Source code of charts:
>>>>>

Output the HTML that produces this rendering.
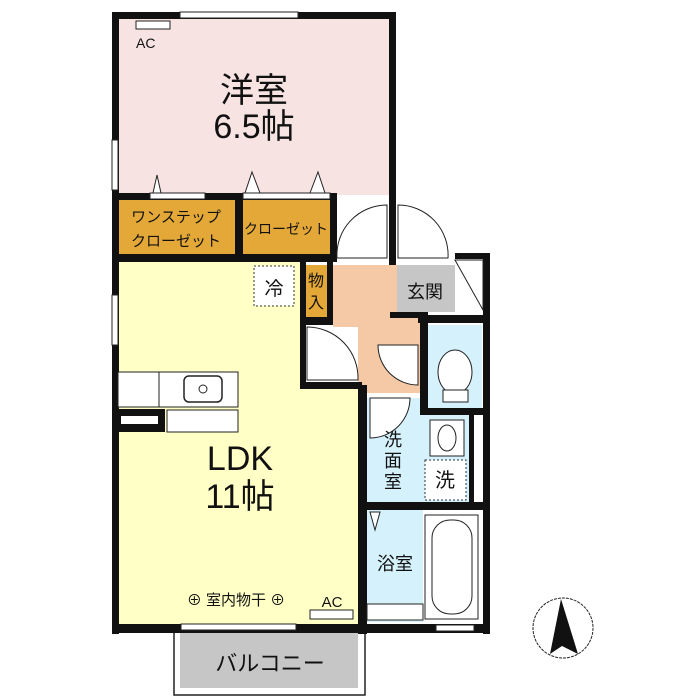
<!DOCTYPE html>
<html><head><meta charset="utf-8"><style>
html,body{margin:0;padding:0;background:#fff;}
svg{display:block}
text{font-family:"Liberation Sans","Noto Sans CJK JP",sans-serif;fill:#111}
</style></head><body>
<svg width="700" height="700" viewBox="0 0 700 700" xmlns="http://www.w3.org/2000/svg">
<rect x="118" y="18" width="272" height="177" fill="#f8e3e3"/>
<rect x="118" y="200" width="117" height="54" fill="#e4a838"/>
<rect x="243" y="200" width="87" height="54" fill="#e4a838"/>
<rect x="118" y="262" width="182" height="362" fill="#ffffc6"/>
<rect x="300" y="388" width="62" height="236" fill="#ffffc6"/>
<rect x="305" y="265" width="22" height="52" fill="#e4a838"/>
<rect x="333" y="265" width="87" height="62" fill="#f6c9a6"/>
<rect x="358" y="327" width="62" height="66" fill="#f6c9a6"/>
<rect x="307" y="327" width="51" height="56" fill="#fff"/>
<rect x="397" y="265" width="58" height="47" fill="#c6c6c6"/>
<rect x="428" y="325" width="54" height="83" fill="#d5f1fb"/>
<rect x="367" y="398" width="102" height="104" fill="#d5f1fb"/>
<rect x="367" y="510" width="56" height="112" fill="#d5f1fb"/>
<rect x="180" y="633" width="178" height="55" fill="#c6c6c6"/>
<rect x="174" y="632" width="191" height="63" fill="none" stroke="#222" stroke-width="1.5"/>
<g fill="#111">
<rect x="112" y="12" width="284" height="7"/>
<rect x="112" y="12" width="7" height="622"/>
<rect x="389" y="12" width="7" height="253"/>
<rect x="112" y="193" width="225" height="7"/>
<rect x="112" y="254" width="225" height="8"/>
<rect x="235" y="193" width="8" height="69"/>
<rect x="330" y="193" width="7" height="69"/>
<rect x="300" y="258" width="6" height="130"/>
<rect x="327" y="262" width="6" height="57"/>
<rect x="300" y="317" width="33" height="8"/>
<rect x="300" y="382" width="62" height="7"/>
<rect x="358" y="385" width="9" height="249"/>
<rect x="390" y="312" width="38" height="6"/>
<rect x="418" y="315" width="72" height="8"/>
<rect x="420" y="312" width="8" height="103"/>
<rect x="455" y="253" width="35" height="6"/>
<rect x="483" y="253" width="7" height="381"/>
<rect x="420" y="408" width="70" height="7"/>
<rect x="469" y="415" width="5" height="92"/>
<rect x="362" y="502" width="128" height="8"/>
<rect x="112" y="624" width="378" height="9"/>
</g>
<rect x="180" y="12" width="118" height="6" fill="#fff" stroke="#222" stroke-width="1"/>
<rect x="112" y="140" width="6" height="50" fill="#fff" stroke="#222" stroke-width="1"/>
<rect x="112" y="295" width="6" height="50" fill="#fff" stroke="#222" stroke-width="1"/>
<rect x="181" y="624" width="115" height="6" fill="#fff" stroke="#222" stroke-width="1"/>
<rect x="436" y="625" width="38" height="6" fill="#fff" stroke="#222" stroke-width="1"/>
<rect x="136" y="21" width="34" height="8" fill="#fff" stroke="#222"/>
<rect x="310" y="610" width="43" height="9" fill="#fff" stroke="#222"/>
<g fill="#fff" stroke="#222" stroke-width="1">
<rect x="150" y="193" width="55" height="6"/>
<rect x="243" y="193" width="87" height="6"/>
<path d="M153 193 L157 175 L161 193Z"/>
<path d="M245 193 L252 172 L260 193Z"/>
<path d="M310 193 L318 172 L325 193Z"/>
</g>
<g fill="#fff" stroke="#222" stroke-width="1">
<path d="M337 258 L387 258 L387 205 A50 50 0 0 0 337 258Z"/>
<path d="M398 258 L448 258 A50 50 0 0 0 398 205Z"/>
<path d="M307 327 L307 380 L358 380 A51 51 0 0 0 307 327Z"/>
<path d="M418 345 L378 345 A40 40 0 0 0 418 385Z"/>
<path d="M370 398 L370 438 A40 40 0 0 0 410 398Z"/>
<path d="M455 260 L483 310 L483 260Z" fill="none"/>
<rect x="430" y="420" width="34" height="36"/>
<rect x="425" y="515" width="53" height="104"/>
<rect x="432" y="520" width="40" height="94" rx="18"/>
<rect x="367" y="604" width="56" height="16"/>
<path d="M370 512 L375 530 L380 512Z"/>
</g>
<ellipse cx="455" cy="372" rx="17" ry="22" fill="#fff" stroke="#222"/>
<rect x="443" y="390" width="25" height="12" fill="#fff" stroke="#222"/>
<ellipse cx="447" cy="438" rx="9" ry="13" fill="#fff" stroke="#222"/>
<rect x="254" y="266" width="40" height="40" fill="#fff" stroke="#333" stroke-dasharray="2,2"/>
<rect x="425" y="460" width="41" height="40" fill="#fff" stroke="#333" stroke-dasharray="2,2"/>
<rect x="118" y="372" width="120" height="35" fill="#fff" stroke="#222"/>
<line x1="159" y1="372" x2="159" y2="407" stroke="#222"/>
<rect x="184" y="376" width="38" height="26" rx="5" fill="#fff" stroke="#222" stroke-width="1.5"/>
<circle cx="203" cy="389" r="4" fill="none" stroke="#222"/>
<rect x="118" y="409" width="47" height="23" fill="#111"/>
<rect x="121" y="416" width="37" height="8" fill="#fff"/>
<rect x="167" y="410" width="71" height="22" fill="#fff" stroke="#222"/>
<text x="136" y="48" font-size="14">AC</text>
<text x="254" y="102" font-size="34" text-anchor="middle">洋室</text>
<text x="254" y="138" font-size="34" text-anchor="middle">6.5帖</text>
<text x="176" y="222" font-size="15" text-anchor="middle">ワンステップ</text>
<text x="176" y="246" font-size="15" text-anchor="middle">クローゼット</text>
<text x="286" y="234" font-size="14" text-anchor="middle">クローゼット</text>
<text x="274" y="295" font-size="19" text-anchor="middle">冷</text>
<text x="316" y="286" font-size="16" text-anchor="middle">物</text>
<text x="316" y="308" font-size="16" text-anchor="middle">入</text>
<text x="425" y="298" font-size="18" text-anchor="middle">玄関</text>
<text x="240" y="470" font-size="34" text-anchor="middle">LDK</text>
<text x="240" y="508" font-size="34" text-anchor="middle">11帖</text>
<text x="393" y="446" font-size="18" text-anchor="middle">洗</text>
<text x="393" y="467" font-size="18" text-anchor="middle">面</text>
<text x="393" y="488" font-size="18" text-anchor="middle">室</text>
<text x="445" y="487" font-size="20" text-anchor="middle">洗</text>
<text x="395" y="570" font-size="18" text-anchor="middle">浴室</text>
<text x="236" y="605" font-size="15" text-anchor="middle">⊕ 室内物干 ⊕</text>
<text x="332" y="607" font-size="15" text-anchor="middle">AC</text>
<text x="270" y="671" font-size="22" text-anchor="middle">バルコニー</text>
<circle cx="563" cy="628" r="30" fill="#fff" stroke="#222" stroke-dasharray="3,1"/>
<path d="M561 599 L550 654 L562 646 L578 654Z" fill="#111"/>
</svg>
</body></html>
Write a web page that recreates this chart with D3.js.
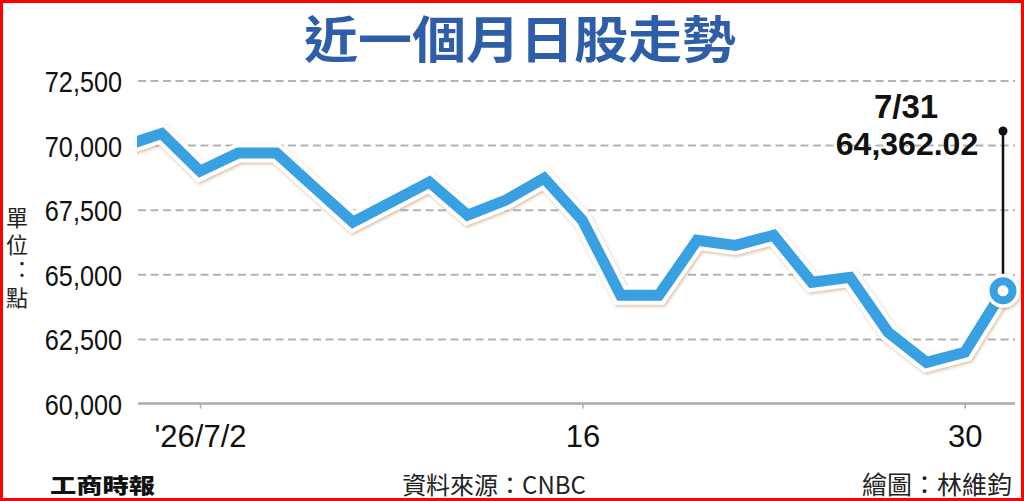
<!DOCTYPE html>
<html><head><meta charset="utf-8">
<script src="https://cdn.jsdelivr.net/npm/d3@7"></script>
<style>
html,body{margin:0;padding:0;background:#fff;}
svg{display:block;}
.vert{writing-mode:vertical-rl;text-orientation:upright;font-feature-settings:"vert" 0,"vrt2" 0;}
</style></head><body>
<svg id="chart" width="1024" height="501"></svg>
<script>
// ---- data ----
const dates = ["6/30","7/1","7/2","7/3","7/6","7/7","7/8","7/9","7/10","7/13","7/14","7/15","7/16","7/17","7/20","7/21","7/22","7/23","7/24","7/27","7/28","7/29","7/30","7/31"];
const values = [69960,70450,68990,69690,69690,68350,67020,67790,68570,67290,67870,68720,67090,64190,64190,66320,66120,66510,64690,64880,62750,61590,61980,64362.02];
const yTicks = [60000,62500,65000,67500,70000,72500];
const xTickDates = ["7/2","7/16","7/30"];
const xTickLabels = ["'26/7/2","16","30"];
const titleText = "近一個月日股走勢";
const unitText = "單位：點";
const lastDateLabel = "7/31";
const lastValueLabel = "64,362.02";
const sourceText = "資料來源：CNBC";
const creditText = "繪圖：林維鈞";
const logoText = "工商時報";

// ---- layout ----
const svg = d3.select("#chart");
const plotL = 138, plotR = 1015;
const x = d3.scaleLinear().domain([0, dates.length - 1]).range([123.5, 1003]);
const y = d3.scaleLinear().domain([60000, 72500]).range([403.5, 80.5]);

const defs = svg.append("defs");
const f = defs.append("filter").attr("id","sh").attr("x","-10%").attr("y","-10%").attr("width","120%").attr("height","130%");
f.append("feDropShadow").attr("dx",1.2).attr("dy",1.8).attr("stdDeviation",1.4)
  .attr("flood-color","#b07a48").attr("flood-opacity",0.45);
defs.append("clipPath").attr("id","clip").append("rect")
  .attr("x",137).attr("y",0).attr("width",1024-137).attr("height",501);

// title
svg.append("text").attr("x",520).attr("y",58).attr("text-anchor","middle")
  .attr("font-family","'Noto Sans CJK TC','Noto Sans CJK SC',sans-serif")
  .attr("font-weight",700).attr("font-size",50).attr("fill","#2f5ea8")
  .attr("textLength",432).attr("lengthAdjust","spacingAndGlyphs").text(titleText);

// gridlines
const grid = svg.append("g").attr("transform",`translate(${plotL},0)`)
  .call(d3.axisLeft(y).tickValues(yTicks.filter(v => v > 60000)).tickSize(-(plotR - plotL)).tickFormat(""));
grid.select(".domain").remove();
grid.selectAll("line").attr("stroke","#b3b3b3").attr("stroke-width",2).attr("stroke-dasharray","8,4.5");

// y labels
const yAx = svg.append("g").attr("transform",`translate(${plotL},0)`)
  .call(d3.axisLeft(y).tickValues(yTicks).tickSize(0).tickPadding(16).tickFormat(d3.format(",")));
yAx.select(".domain").remove();
yAx.selectAll("text").attr("font-family","'Liberation Sans',Arial,sans-serif")
  .attr("font-size",29).attr("fill","#111").attr("dy","0.38em")
  .each(function(){ const w = this.getComputedTextLength(); d3.select(this).attr("textLength", w*0.87).attr("lengthAdjust","spacingAndGlyphs"); });

// x axis baseline
svg.append("line").attr("x1",plotL).attr("x2",plotR).attr("y1",y(60000)).attr("y2",y(60000))
  .attr("stroke","#aaa").attr("stroke-width",2.5);
const xIdx = xTickDates.map(d => dates.indexOf(d));
const xAx = svg.append("g").attr("transform",`translate(0,${y(60000)})`)
  .call(d3.axisBottom(x).tickValues(xIdx).tickSize(5).tickPadding(16)
    .tickFormat(d => xTickLabels[xIdx.indexOf(d)]));
xAx.select(".domain").remove();
xAx.selectAll("line").attr("stroke","#aaa").attr("stroke-width",1.5);
xAx.selectAll("text").attr("font-family","'Liberation Sans',Arial,sans-serif")
  .attr("font-size",31).attr("fill","#111");

// y unit label (vertical text)
svg.append("text").attr("class","vert").attr("x",17).attr("y",207)
  .attr("font-family","'Noto Sans CJK TC',sans-serif").attr("font-size",22).attr("fill","#222")
  .attr("letter-spacing",4.5).text(unitText);

// line
const line = d3.line().x((d,i)=>x(i)).y(d=>y(d));
const lg = svg.append("g").attr("clip-path","url(#clip)");
lg.append("path").datum(values).attr("d",line).attr("fill","none")
  .attr("stroke","#fff").attr("stroke-width",19).attr("stroke-linejoin","miter").attr("stroke-linecap","round")
  .attr("filter","url(#sh)");
lg.append("path").datum(values).attr("d",line).attr("fill","none")
  .attr("stroke","#39a0e2").attr("stroke-width",11).attr("stroke-linejoin","miter").attr("stroke-linecap","round");

// annotation
const li = values.length - 1;
const lx = x(li), ly = y(values[li]);
svg.append("line").attr("x1",lx).attr("x2",lx).attr("y1",131).attr("y2",ly-12)
  .attr("stroke","#111").attr("stroke-width",2.5);
svg.append("circle").attr("cx",lx).attr("cy",131).attr("r",4.5).attr("fill","#111");
svg.append("circle").attr("cx",lx).attr("cy",ly).attr("r",17).attr("fill","#fff").attr("filter","url(#sh)");
svg.append("circle").attr("cx",lx).attr("cy",ly).attr("r",9.5).attr("fill","#fff")
  .attr("stroke","#39a0e2").attr("stroke-width",8);

svg.append("text").attr("x",906).attr("y",118).attr("text-anchor","middle")
  .attr("font-family","'Liberation Sans',Arial,sans-serif").attr("font-weight",700)
  .attr("font-size",33).attr("fill","#111").text(lastDateLabel);
svg.append("text").attr("x",907).attr("y",155).attr("text-anchor","middle")
  .attr("font-family","'Liberation Sans',Arial,sans-serif").attr("font-weight",700)
  .attr("font-size",32).attr("fill","#111").text(lastValueLabel);

// footer
svg.append("text").attr("x",50).attr("y",493)
  .attr("font-family","'Noto Sans CJK TC',sans-serif").attr("font-weight",900)
  .attr("font-size",21).attr("fill","#111").attr("textLength",105).attr("lengthAdjust","spacingAndGlyphs")
  .text(logoText);
svg.append("text").attr("x",494).attr("y",494).attr("text-anchor","middle")
  .attr("font-family","'Noto Sans CJK TC',sans-serif").attr("font-size",24).attr("fill","#222")
  .text(sourceText);
svg.append("text").attr("x",1012).attr("y",494).attr("text-anchor","end")
  .attr("font-family","'Noto Sans CJK TC',sans-serif").attr("font-size",25).attr("fill","#222")
  .text(creditText);

// border
svg.append("rect").attr("x",1.5).attr("y",1.5).attr("width",1021).attr("height",498)
  .attr("fill","none").attr("stroke","#f00").attr("stroke-width",3);
</script>
</body></html>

<<<<<

== Exercise ==
State how many lines include the string "this". Give no other information.

== Completed task ==
3